Het voorstel zal daarom zijn om voor de interne competitie een indeling te maken in een Kroongroep (A) voor leden met een elo van 1900 of hoger en een tweede groep (B) voor leden met een elo van 1800 of lager. Leden met een elo tussen de 1800 en 1900 mogen zelf kiezen om in de A- of de B-groep te spelen. Voor een promotie-degradatieregeling zijn verscheidene varianten denkbaar (bijvoorbeeld per speeljaar op basis van de KNSB-rating of tussentijds per seizoenhelft op basis van de clubrating). Dit zou nader moeten worden bepaald.
Noodzakelijke voorwaarde
De belangrijkste voorwaarde voor het goed kunnen realiseren van zo’n opzet is ongetwijfeld dat er zowel in de A-groep als in de B-groep voldoende schakers zijn om goede paringen (we spreken in schaaktermen) te kunnen realiseren. Dat wil zeggen (liefst) niet meer dan één keer dezelfde tegenstander per seizoenhelft en zoveel mogelijk borden waar niet de uitkomst al met een waarschijnlijkheid van >80% vast staat. Aan de laatste voorwaarde wordt vrijwel per definitie voldaan door de splitsing in groepen. Om goed aan de eerste voorwaarde te kunnen voldoen is het noodzakelijk dat er in beide elo-groepen voldoende opkomst op de clubavonden is.

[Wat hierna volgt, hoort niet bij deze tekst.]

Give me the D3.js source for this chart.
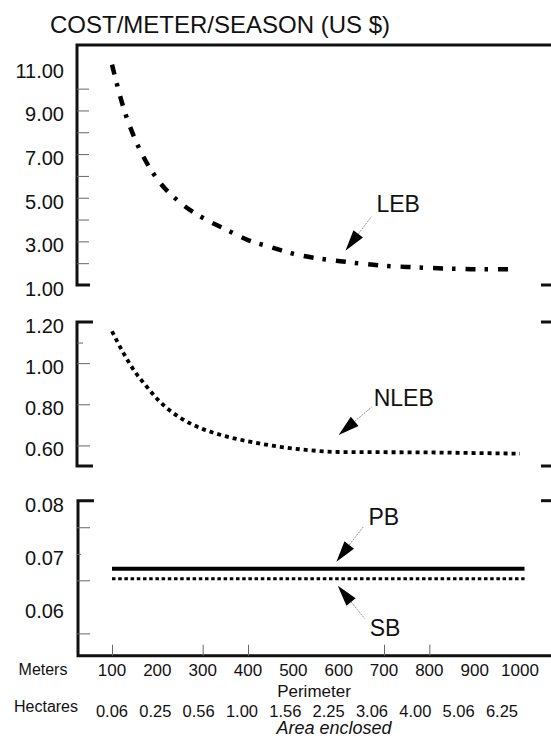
<!DOCTYPE html>
<html>
<meta charset="utf-8">
<head>
  <title>Cost per meter per season</title>
</head>
<style>
body { margin: 0; background: #fff; }
text {
  font-family: "Liberation Sans", Arial, Helvetica, sans-serif;
  fill: #111;
}
.frame { stroke: #111; fill: none; stroke-width: 3; }
</style>
<body>
  <svg width="551" height="738"></svg>

  <script src="https://cdn.jsdelivr.net/npm/d3@7"></script>
  <script>
// perimeter in meters (x) and matching area labels
var meters = [100, 200, 300, 400, 500, 600, 700, 800, 900, 1000];
var hectares = ["0.06", "0.25", "0.56", "1.00", "1.56", "2.25", "3.06", "4.00", "5.06", "6.25"];

// LEB curve
var lebX = [100, 125, 150, 175, 200, 250, 300, 350, 400, 450, 500, 550, 600, 650, 700, 750, 800, 850, 900, 990];
var lebY = [11.1, 9.15, 7.72, 6.66, 5.85, 4.78, 4.08, 3.56, 3.06, 2.74, 2.43, 2.23, 2.10, 1.98, 1.88, 1.83, 1.78, 1.75, 1.72, 1.72];

// NLEB curve
var nlebX = [100, 125, 150, 175, 200, 250, 300, 350, 400, 450, 500, 550, 600, 700, 800, 900, 1000];
var nlebY = [1.155, 1.05, 0.96, 0.89, 0.825, 0.735, 0.68, 0.645, 0.62, 0.60, 0.585, 0.574, 0.568, 0.567, 0.566, 0.563, 0.56];

// PB and SB are flat
var pbX = [100, 1010], pbY = [0.0672, 0.0672];
var sbX = [100, 1010], sbY = [0.0653, 0.0653];

// axis labels / ticks for each panel
var labels1 = [11, 9, 7, 5, 3, 1], ticks1 = [10, 9, 8, 7, 6, 5, 4, 3, 2];
var labels2 = [1.2, 1.0, 0.8, 0.6], ticks2 = [1.1, 1.0, 0.8, 0.6];
var labels3 = [0.08, 0.07, 0.06], ticks3 = [0.075, 0.065, 0.055];
var xTicks = [100, 300, 400, 700, 800];

var svg = d3.select("svg");
var left = 77, right = 551;

var x = d3.scaleLinear().domain([100, 1000]).range([112, 520]);
var x2 = d3.scalePoint().domain(hectares).range([112, 502]);

var y1 = d3.scaleLinear().domain([1, 12]).range([285, 45]);
var y2 = d3.scaleLinear().domain([0.5, 1.2]).range([466, 322]);
var y3 = d3.scaleLinear().domain([0.0508, 0.08]).range([655.7, 500.7]);

// title
svg.append("text")
  .attr("x", 50).attr("y", 33)
  .style("font-size", "24px")
  .text("COST/METER/SEASON (US $)");

function yLabels(y, vals, fmt) {
  svg.append("g").selectAll("text")
    .data(vals).enter().append("text")
    .attr("x", 64)
    .attr("y", function(d) { return y(d) + 4; })
    .attr("dy", "0.35em")
    .attr("text-anchor", "end")
    .style("font-size", "20px")
    .text(function(d) { return d3.format(fmt)(d); });
}

function yTicks(y, vals, len) {
  svg.append("g")
    .attr("transform", "translate(" + left + ",0)")
    .call(d3.axisLeft(y).tickValues(vals).tickSize(-len).tickFormat(""))
    .call(function(g) { g.select(".domain").remove(); })
    .selectAll("line").attr("stroke", "#666");
}

// panel 1 frame: top border across, thick left axis, short brackets
svg.append("path").attr("class", "frame")
  .attr("d", "M" + right + "," + y1(12) + "H" + left + "V" + y1(1) + "H" + (left + 13));
svg.append("path").attr("class", "frame").attr("stroke-width", 2.5)
  .attr("d", "M541," + y1(1) + "H" + right);
yTicks(y1, ticks1, 12);
yLabels(y1, labels1, ".2f");

// panel 2 frame
svg.append("path").attr("class", "frame")
  .attr("d", "M" + (left + 16) + "," + y2(1.2) + "H" + left + "V" + y2(0.5) + "H" + (left + 16));
svg.append("path").attr("class", "frame").attr("stroke-width", 2.5)
  .attr("d", "M541," + y2(1.2) + "H" + right + "M541," + y2(0.5) + "H" + right);
yTicks(y2, ticks2.slice(1), 13);
yTicks(y2, ticks2.slice(0, 1), 6);
yLabels(y2, labels2, ".2f");

// panel 3 frame + bottom axis
svg.append("path").attr("class", "frame")
  .attr("d", "M" + (left + 17) + "," + y3(0.08) + "H" + (left + 1) + "V" + y3.range()[0] + "H" + right);
svg.append("path").attr("class", "frame").attr("stroke-width", 2.5)
  .attr("d", "M541," + y3(0.08) + "H" + right);
yTicks(y3, ticks3, 13);
yTicks(y3, [0.07], 4);
yLabels(y3, labels3, ".2f");

svg.append("g")
  .attr("transform", "translate(0," + y3.range()[0] + ")")
  .call(d3.axisTop(x).tickValues(xTicks).tickSize(11).tickFormat(""))
  .call(function(g) { g.select(".domain").remove(); })
  .selectAll("line").attr("stroke", "#666");

// series
function drawLine(xs, ys, y, dash, width) {
  var pts = xs.map(function(d, i) { return [d, ys[i]]; });
  svg.append("path")
    .datum(pts)
    .attr("fill", "none")
    .attr("stroke", "#000")
    .attr("stroke-width", width)
    .attr("stroke-dasharray", dash)
    .attr("d", d3.line()
      .x(function(d) { return x(d[0]); })
      .y(function(d) { return y(d[1]); })
      .curve(d3.curveMonotoneX));
}
drawLine(lebX, lebY, y1, "10,9,3.5,10", 4.5);
drawLine(nlebX, nlebY, y2, "4,4", 3.8);
drawLine(pbX, pbY, y3, null, 4);
drawLine(sbX, sbY, y3, "3.5,2.7", 3.2);

// annotations: arrow tip near the curve at x ~ 600, label off to the upper/lower right
function annotate(name, px, py, dx, dy, lx, ly) {
  var len = Math.sqrt(dx * dx + dy * dy), ux = dx / len, uy = dy / len;
  var bx = px + ux * 21, by = py + uy * 21;
  svg.append("path")
    .attr("fill", "#000")
    .attr("d", "M" + px + "," + py +
      "L" + (bx - uy * 6) + "," + (by + ux * 6) +
      "L" + (bx + uy * 6) + "," + (by - ux * 6) + "Z");
  svg.append("line")
    .attr("x1", bx).attr("y1", by)
    .attr("x2", px + dx).attr("y2", py + dy)
    .attr("stroke", "#777").attr("stroke-width", 0.8)
    .attr("stroke-dasharray", "2,1");
  svg.append("text")
    .attr("x", px + lx).attr("y", py + ly)
    .style("font-size", "23px")
    .text(name);
}
annotate("LEB", x(615), y1(2.07) - 11, 26, -34, 31, -39);
annotate("NLEB", x(600), y2(0.568) - 17, 33, -28, 35, -29);
annotate("PB", x(595), y3(0.0672) - 7, 27, -35, 32, -37);
annotate("SB", x(598), y3(0.0653) + 7, 27, 33, 32, 50);

// x axis labels
svg.append("text").attr("x", 43).attr("y", 675).attr("text-anchor", "middle")
  .style("font-size", "16px").text("Meters");
svg.append("g").selectAll("text")
  .data(meters).enter().append("text")
  .attr("x", function(d) { return x(d); })
  .attr("y", 676)
  .attr("text-anchor", "middle")
  .style("font-size", "17px")
  .text(function(d) { return d; });
svg.append("text").attr("x", 314).attr("y", 697).attr("text-anchor", "middle")
  .style("font-size", "17px").text("Perimeter");

svg.append("text").attr("x", 46).attr("y", 712).attr("text-anchor", "middle")
  .style("font-size", "16px").text("Hectares");
svg.append("g").selectAll("text")
  .data(hectares).enter().append("text")
  .attr("x", function(d) { return x2(d); })
  .attr("y", 716.5)
  .attr("text-anchor", "middle")
  .style("font-size", "16.5px")
  .text(function(d) { return d; });
svg.append("text").attr("x", 334).attr("y", 734).attr("text-anchor", "middle")
  .style("font-size", "18px").style("font-style", "italic").text("Area enclosed");
  </script>
</body>
</html>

We bezien hiertoe de elo-verdeling in de interne ranglijst na ronde B13 van 10 april 2012. Van de in totaal 101 leden die op dat moment in de competitie drie of meer partijen hadden gespeeld, hadden 41 leden >1900 elopunten, 52 leden <1800 en 8 leden tussen 1800 en 1900. Dat wil zeggen dat er qua aantallen min of meer gelijke elogroepen kunnen worden geformeerd van 40-50 leden elk. Verwacht mag worden dat dit een voldoende groot aantal leden per elogroep is om te kunnen voldoen aan de voorwaarde dat er per seizoenhelft niet meer dan één maal tegen de zelfde tegenstander hoeft te worden gespeeld. Bij een gemiddelde opkomst van rond 50% binnen elke elogroep zal dit waarschijnlijk geen probleem gaan opleveren.
Het voorstel
In de verwachting dat de hier geschetste opzet van de interne competitie het speelplezier van de leden van onze grote schaakvereniging ten goede zal komen, herhalen we hierbij het voorstel om bij wijze van proef in het verenigingsjaar 2012-2013 voor de interne competitie een indeling te maken in een A-groep voor leden met een elo van 1900 of hoger en een B-groep voor leden met een elo van 1800 of lager. Leden met een elo tussen de 1800 en 1900 mogen zelf kiezen of zij in de A- of de B-groep willen spelen.